Okazało się, że żadne znane nam zjawisko fizyczne nie tłumaczy naszych obserwacji. Naukowcy jednak coraz śmielej mówią o obserwowanej postępującej budowie tzw. " Sfery Dysona". Sfera Dysona to hipotetyczna budowa wokół gwiazdy, która miałaby pobierać ( w pierwszym stadium ) 100% jej energii, aby cywilizacja ja tworząca mogła tę energie wykorzystać, ponadto sfera miałaby spełniać jeszcze rolę superkomputera, którego moc obliczeniowa pozwalałaby praktycznie na wszystko, co tylko może nam sie wyśnić. Np. na symulacje. Tak dokładne, że odtwarzające przeszłość, teraźniejszość i... przyszłość znanego nam wszechświata, albo tworzenie ( wirtualne ) innych, łudząco realistycznych światów.



Niesamowita teoria, prawda? Cóż... Sfera Dysona miałaby być wyznacznikiem wejścia na II poziom w Skali Kardaszewa

Natomiast właśnie obalono teorię o tym, że dookoła wyżej wymienionej gwiazdy lata rój komet, który powoduje takie takie obserwacje. A tutaj link do ostatnich doniesień :)
 
A

alfabeta11

Guest
Szkoda, że Ziemi daleko do nawet pierwszego stopnia. Coś mi się wydaje, że ludzie prędzej się wybiją niż wejdą "wyżej".
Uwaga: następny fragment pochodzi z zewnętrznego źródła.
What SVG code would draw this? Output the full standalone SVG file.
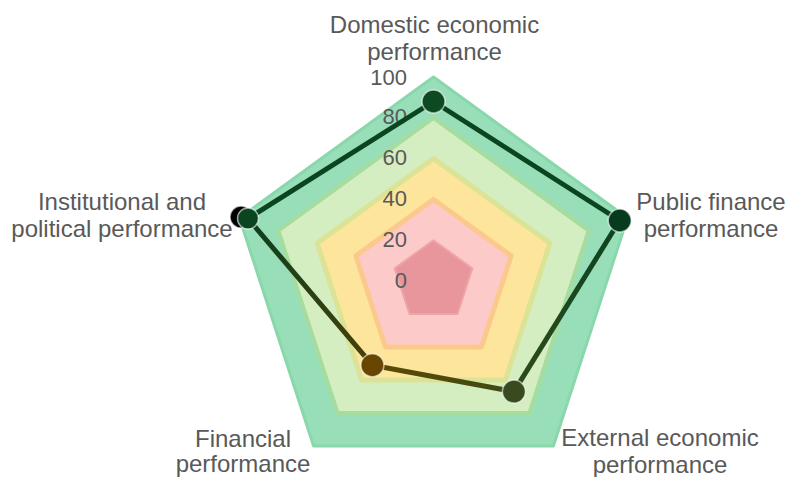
<svg xmlns="http://www.w3.org/2000/svg" width="787" height="477" viewBox="0 0 787 477">
<style>
  .lbl { font-family: "Liberation Sans", Arial, sans-serif; font-size: 24px; fill: #595959; text-anchor: middle; }
  .tick { font-family: "Liberation Sans", Arial, sans-serif; font-size: 22px; fill: #595959; text-anchor: end; }
  .band { stroke-linejoin: round; }
  .seg { fill: none; stroke-width: 5; stroke-linecap: butt; }
  .dot { stroke: #ffffff; stroke-opacity: 0.6; stroke-width: 1.5; }
</style>
<defs>
  <linearGradient id="gPE" gradientUnits="userSpaceOnUse" x1="619.7" y1="220.5" x2="513.9" y2="391.6">
    <stop offset="0" stop-color="#0a4520"/>
    <stop offset="1" stop-color="#2f4a1c"/>
  </linearGradient>
  <linearGradient id="gEF" gradientUnits="userSpaceOnUse" x1="513.9" y1="391.6" x2="372.4" y2="365.2">
    <stop offset="0" stop-color="#3d4a14"/>
    <stop offset="1" stop-color="#5e4a05"/>
  </linearGradient>
  <linearGradient id="gFI" gradientUnits="userSpaceOnUse" x1="372.4" y1="365.2" x2="248" y2="218">
    <stop offset="0" stop-color="#4a4008"/>
    <stop offset="1" stop-color="#0a4020"/>
  </linearGradient>
</defs>

<g id="bands">
  <polygon id="band100" class="band" points="433.5,77 627.5,218 553.4,446 313.6,446 239.5,218" fill="#98dfb9" stroke="#88d8ab" stroke-width="3"/>
  <polygon id="band80" class="band" points="433.5,117.8 588.7,230.6 529.4,413 337.6,413 278.3,230.6" fill="#d4edc1" stroke="#a6dc9e" stroke-width="4"/>
  <polygon id="band60" class="band" points="433.5,158.6 549.9,243.2 505.4,380 361.6,380 317.1,243.2" fill="#fde59b" stroke="#dbe397" stroke-width="5"/>
  <polygon id="band40" class="band" points="433.5,199.4 511.1,255.8 481.5,347 385.5,347 355.9,255.8" fill="#fdcaca" stroke="#fbc98d" stroke-width="5"/>
  <polygon id="band20" class="band" points="433.5,240.2 472.3,268.4 457.5,314 409.5,314 394.7,268.4" fill="#e8959b" stroke="#eea4a8" stroke-width="2"/>
</g>

<g id="ticks">
  <text class="tick" x="407" y="85">100</text>
  <text class="tick" x="407" y="124">80</text>
  <text class="tick" x="407" y="165">60</text>
  <text class="tick" x="407" y="206">40</text>
  <text class="tick" x="407" y="247">20</text>
  <text class="tick" x="407" y="288">0</text>
</g>

<g id="connectors">
  <line class="seg" x1="248" y1="218.5" x2="433.5" y2="101.5" stroke="#0a4520"/>
  <line class="seg" x1="433.5" y1="101.5" x2="619.7" y2="220.5" stroke="#0a4520"/>
  <line class="seg" x1="619.7" y1="220.5" x2="513.9" y2="391.6" stroke="url(#gPE)"/>
  <line class="seg" x1="513.9" y1="391.6" x2="372.4" y2="365.2" stroke="url(#gEF)"/>
  <line class="seg" x1="372.4" y1="365.2" x2="248" y2="218.5" stroke="url(#gFI)"/>
</g>

<g id="node-domestic">
  <circle class="dot" cx="433.5" cy="101.5" r="11.5" fill="#0c4a22"/>
  <text class="lbl" x="434.5" y="33">Domestic economic</text>
  <text class="lbl" x="434.5" y="60">performance</text>
</g>
<g id="node-public">
  <circle class="dot" cx="619.7" cy="220.5" r="11.5" fill="#063c1d"/>
  <text class="lbl" x="711" y="210">Public finance</text>
  <text class="lbl" x="711" y="237">performance</text>
</g>
<g id="node-external">
  <circle class="dot" cx="513.9" cy="391.6" r="11.5" fill="#394a1f"/>
  <text class="lbl" x="660" y="446">External economic</text>
  <text class="lbl" x="660" y="473">performance</text>
</g>
<g id="node-financial">
  <circle class="dot" cx="372.4" cy="365.2" r="11.5" fill="#694600"/>
  <text class="lbl" x="243" y="447">Financial</text>
  <text class="lbl" x="243" y="472">performance</text>
</g>
<g id="node-institutional">
  <circle class="dot" cx="241" cy="217" r="11" fill="#000000"/>
  <circle class="dot" cx="248" cy="218.5" r="10.5" fill="#0a4520"/>
  <text class="lbl" x="122" y="210">Institutional and</text>
  <text class="lbl" x="122" y="237">political performance</text>
</g>
</svg>
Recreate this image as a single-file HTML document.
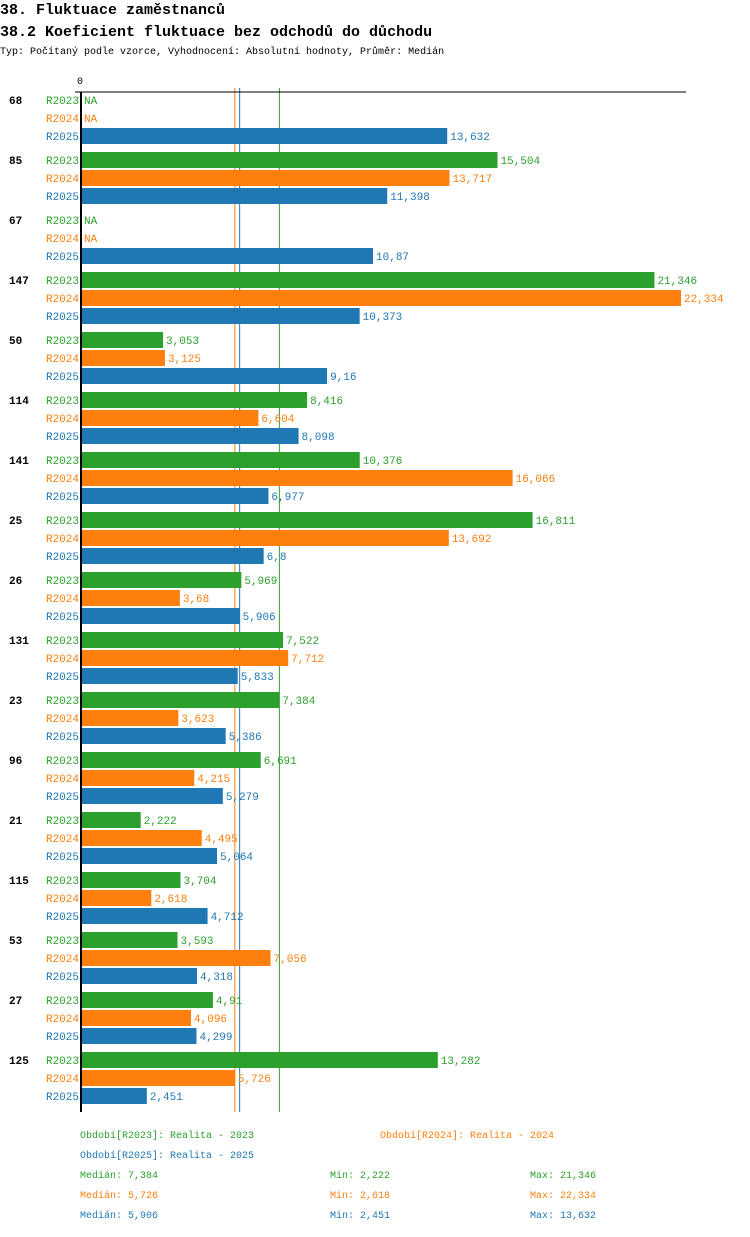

Możliwe, że coś tam obserwujemy. Dodatkowo obserwujemy tą ewentualną cywilizację będącą we wcześniejszych etapach jej rozwoju. Bo o obecności życia w kosmosie, nawet nie ma co dyskutować, gdyż ta obecność jest pewna...
 
M

MacaN

Guest
Myślę, że warto także nadmienić, iż jeśli jest to cywilizacja, to zapewne skończyła juz budowę roju Dysona, gdyż KIC znajduje się w odległości 1480 lat świetlnych od ziemi, a zatem widzimy teraz to, co działo się w obrębie gwiazdy jeszcze w momencie, gdy istniało cesarstwo Rzymskie.
 
A

alfabeta11

Guest
Jest pewna koncepcja, która mówi, że nie widzimy tego, co działo się w momencie wysłania światła z tamtej planety, a to, co dzieje się obecnie, ale z naszej perspektywy. Co jest dosyć głupim podejściem.

Nie ma co się smucić, jeszcze koło 1000 lat i Ziemianie też będą tworzyć swój rój. Jeśli oczywiście planeta nie przestanie wcześniej istnieć.